Tsvi anticipates my main two replies to this:
The hidden assumption I'm not sure how to state exactly, or maybe it varies from person to person (which is part of why I try to elicit this by asking questions). The assumption might be like
The tasks that Architectures have had success on have expanded to include performance that's relatively more and more novel and creative; this trend will continue.
Or it could be
Current Architectures are not very creative, but they don't need to be in order to make human AGI researchers get to creative AI in the next couple years.
In my own words:
- Current LLMs are a little bit creative, rather than zero creative. I think this is somewhat demonstrated by the connect-the-dots paper. Current LLMs mostly learn about chairs by copying from humans, rather than inventing the concept independently and then later learning the word for it, like human infants. However, they are somewhat able to learn new concepts inductively. They are not completely lacking this capability. This ability seems liable to improve over time, mostly as a simple consequence of the models getting larger, and also as a consequence of focused effort to improve capabilities.

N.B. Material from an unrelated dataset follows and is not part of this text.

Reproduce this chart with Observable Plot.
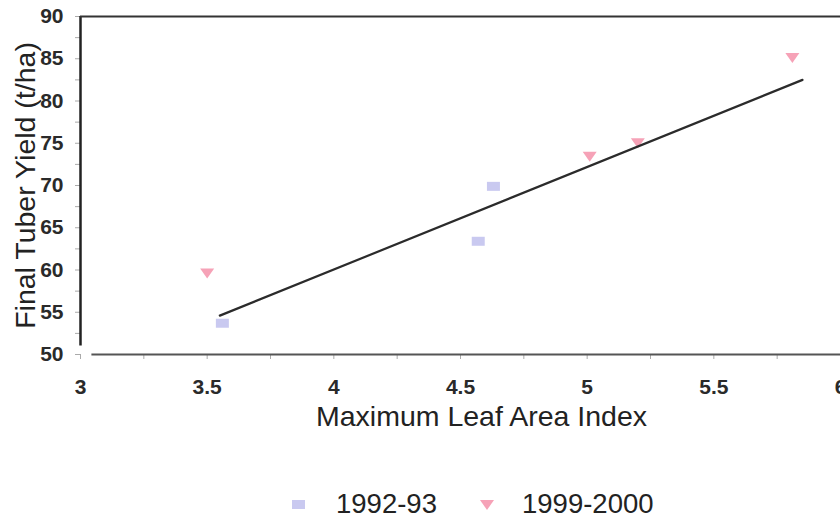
<!DOCTYPE html>
<html>
<head>
<meta charset="utf-8">
<script src="https://cdn.jsdelivr.net/npm/d3@7"></script>
<script src="https://cdn.jsdelivr.net/npm/@observablehq/plot@0.6"></script>
<style>
  html, body { margin: 0; padding: 0; background: #fff; }
  #chart { width: 840px; font-family: "Liberation Sans", Arial, sans-serif; }
  #legend { position: relative; width: 840px; height: 83px; color: #222;
            font-family: "Liberation Sans", Arial, sans-serif; font-size: 27.5px; }
  #legend .item { position: absolute; top: 49px; line-height: 30px; }
  #legend svg { position: absolute; }
</style>
</head>
<body>
<div id="chart"></div>
<script>
// Season labels
const seasons = ["1992-93", "1999-2000"];

// Maximum leaf area index and final tuber yield (t/ha), per season
const lai9293 = [3.56, 4.57, 4.63];
const yield9293 = [53.7, 63.4, 69.9];
const lai9900 = [3.50, 5.01, 5.20, 5.81];
const yield9900 = [59.6, 73.4, 75.0, 85.1];

// Fitted trend line end points
const trendLai = [3.55, 5.85];
const trendYield = [54.6, 82.5];

// Axis ticks
const xTicks = [3, 3.5, 4, 4.5, 5, 5.5, 6];
const yTicks = [50, 55, 60, 65, 70, 75, 80, 85, 90];
const yMinor = [52.5, 57.5, 62.5, 67.5, 72.5, 77.5, 82.5, 87.5];
const xMinor = [3.25, 3.75, 4.25, 4.75, 5.25, 5.75];

const colors = { "1992-93": "#c9c9f0", "1999-2000": "#f6a2b7" };

// Marker shapes: a flat rectangle and a downward triangle
const flatSquare = { draw(ctx) { ctx.rect(-6.5, -4.5, 13, 9); } };
const triangleDown = { draw(ctx) { ctx.moveTo(-7, -5); ctx.lineTo(7, -5); ctx.lineTo(0, 5); ctx.closePath(); } };

const pts9293 = lai9293.map((x, i) => ({ lai: x, yield: yield9293[i], season: seasons[0] }));
const pts9900 = lai9900.map((x, i) => ({ lai: x, yield: yield9900[i], season: seasons[1] }));
const trend = trendLai.map((x, i) => ({ lai: x, yield: trendYield[i] }));

const tickFont = { fontSize: 21, fontWeight: "bold", fill: "#2a2a2a", tickFormat: d => String(d) };

const chart = Plot.plot({
  width: 840,
  height: 440,
  marginLeft: 80,
  marginRight: 0,
  marginTop: 16,
  marginBottom: 86,
  style: { fontFamily: "Liberation Sans, Arial, sans-serif", background: "#fff", overflow: "visible" },
  x: { domain: [3, 6] },
  y: { domain: [50, 90] },
  marks: [
    // faint minor tick marks
    Plot.axisY(yMinor.concat(yTicks), { tickSize: 5, text: null, label: null, stroke: "#aaa", strokeWidth: 1 }),
    Plot.axisX(xMinor.concat(xTicks), { tickSize: 5, text: null, label: null, stroke: "#aaa", strokeWidth: 1 }),
    // tick labels
    Plot.axisY(yTicks, { tickSize: 0, tickPadding: 17, label: null, ...tickFont }),
    Plot.axisX(xTicks, { tickSize: 0, tickPadding: 25, label: null, ...tickFont }),
    // frame lines
    Plot.ruleX([3], { y1: 51, y2: 90, stroke: "#222", strokeWidth: 2.5 }),
    Plot.ruleY([90], { x1: 3, x2: 6, stroke: "#333", strokeWidth: 2 }),
    Plot.ruleY([50], { x1: 3.045, x2: 6, stroke: "#555", strokeWidth: 2 }),
    // axis titles
    Plot.text(["Maximum Leaf Area Index"], { frameAnchor: "bottom", dy: 62, dx: 21, fontSize: 28.5, fill: "#222", lineAnchor: "middle", textAnchor: "middle" }),
    Plot.text(["Final Tuber Yield (t/ha)"], { frameAnchor: "left", dx: -55, rotate: -90, fontSize: 28.5, fill: "#222", lineAnchor: "middle", textAnchor: "middle" }),
    // data
    Plot.dot(pts9293, { x: "lai", y: "yield", symbol: () => flatSquare, fill: colors["1992-93"], stroke: null }),
    Plot.dot(pts9900, { x: "lai", y: "yield", symbol: () => triangleDown, fill: colors["1999-2000"], stroke: null }),
    Plot.line(trend, { x: "lai", y: "yield", stroke: "#2b2b2b", strokeWidth: 2.2 })
  ]
});
document.getElementById("chart").appendChild(chart);
</script>
<div id="legend"></div>
<script>
// Legend: marker + season name
const legend = document.getElementById("legend");
const legendItems = [
  { season: seasons[0], markLeft: 291, textLeft: 336, path: "M1,3h13v9h-13z" },
  { season: seasons[1], markLeft: 479, textLeft: 522, path: "M1,3h14l-7,10z" }
];
for (const it of legendItems) {
  const sw = document.createElementNS("http://www.w3.org/2000/svg", "svg");
  sw.setAttribute("width", 16); sw.setAttribute("height", 16);
  sw.style.left = it.markLeft + "px"; sw.style.top = "57px";
  const p = document.createElementNS("http://www.w3.org/2000/svg", "path");
  p.setAttribute("d", it.path); p.setAttribute("fill", colors[it.season]);
  sw.appendChild(p); legend.appendChild(sw);
  const t = document.createElement("div");
  t.className = "item"; t.style.left = it.textLeft + "px"; t.textContent = it.season;
  legend.appendChild(t);
}
</script>
</body>
</html>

- An intelligence explosion within the next five years does not centrally require this type of creativity. Frontier labs are focusing on programming capabilities and agency, in part because this is what they need to continue to automate more and more of what current ML researchers do. As they automate more of this type of work, they'll get better feedback loops wrt what capabilities are needed. If you automate all the 'hard work' parts of the research, ML engineers will be freed up to think more creatively themselves, which will lead to faster iteration over paradigms -- the next paradigm shifts of comparable size to RLHF or RLVF will come at an increasing pace.
If it's something like
The tasks that Architectures have had success on have expanded to include performance that's relatively more and more novel and creative; this trend will continue.
then we have an even more annoying enthymeme. WHAT JUSTIFIES THIS INDUCTION??
To sum up my argument thus far, what justifies the induction is the following:
- The abstract ceiling of "deductive closure" seems like a high ceiling, which already seems pretty dangerous in itself. This is a ceiling which current LLMs cannot hit, but which abstractly seems quite possible to hit.
- While current models often fail to generalize in seemingly simple ways, this seems like it might be an alignment issue (IE possible to solve with better ideas of how to train LLMs), or a model size issue (possible to solve by continuing to scale up), or a more basic training issue (possible to solve with techniques similar to what was employed in the BabyLM challenge), or some combination of those things.
- If these failures are more whack-a-mole like, it seems possible to solve them by continuing to play the currently-popular game of trying to train LLMs to perform well on benchmarks. (People will continue to make benchmarks like ARC-AGI which demonstrate the shortcomings of current LLMs.)
- I somewhat doubt that these issues are more fundamental to the overall Deep Learning paradigm, due to the BabyLM results and to a lesser extent because generalization ability is tied to model size, which continues to increase.